Something we actually agree with
John Naughton tells us that:
We got to the point of thinking that if all that was needed to solve a pressing problem was more computing power, then we could consider it solved; not today, perhaps, but certainly tomorrow.
There are at least three things wrong with this. The first is that many of humankind’s most pressing problems cannot be solved by computing. This is news to Silicon Valley, but it happens to be true.
It’s also news to all those who would plan the economy. Allende was one of those who fell prey to this delusion - computers were going to run that Socialist Chilean economy. But it’s been a phantasm all the way back to those first stirrings of scientific socialism. If only we could calculate then we’d be able to plan!
No, actually, we can’t. We do not have, cannot have, the information required to feed into the starting point of however much computing power we have available.
While Hayek was right here, an excellent outlining of the problem in detail is this. The most important part of which - after the intractability of the actual computing problem - is what is it that we’re trying to plan?

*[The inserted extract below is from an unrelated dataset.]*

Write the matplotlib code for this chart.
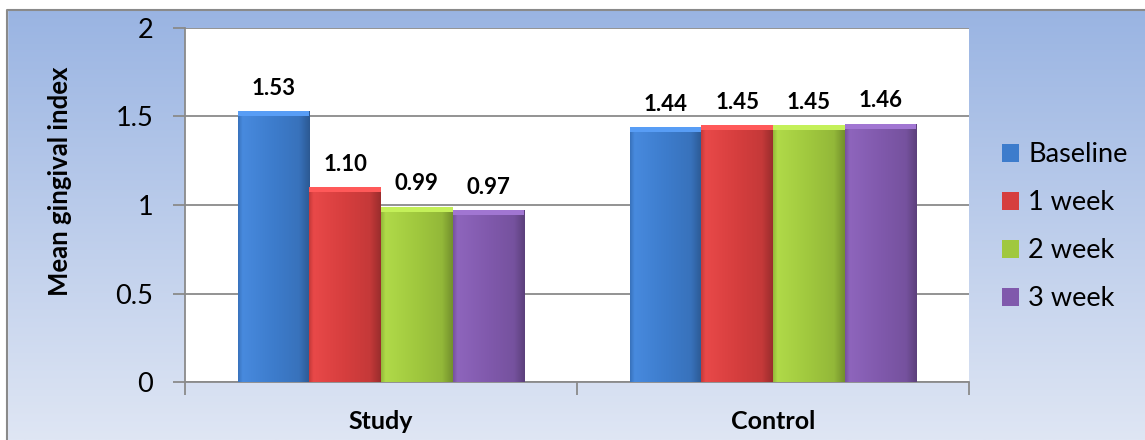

We want to optimise some form of social utility function. OK, so what is that? The sum and aggregation of all of the individual utility functions, obviously. So, what are they? Well, we don’t know. Because utility functions are something we back calculate. We observe what people do given what’s available then write that down. But if we have to observe behaviour in order to work out what people want then we cannot plan what will be made available as we don’t know what will maximise utility in that new situation created by the plan. We can’t just ask people because that’s expressed preferences and we know that doesn’t define utility - revealed preferences do.
Naughton is quite right, not all problems are amenable to more computing power. The direction and planning of the economy among them.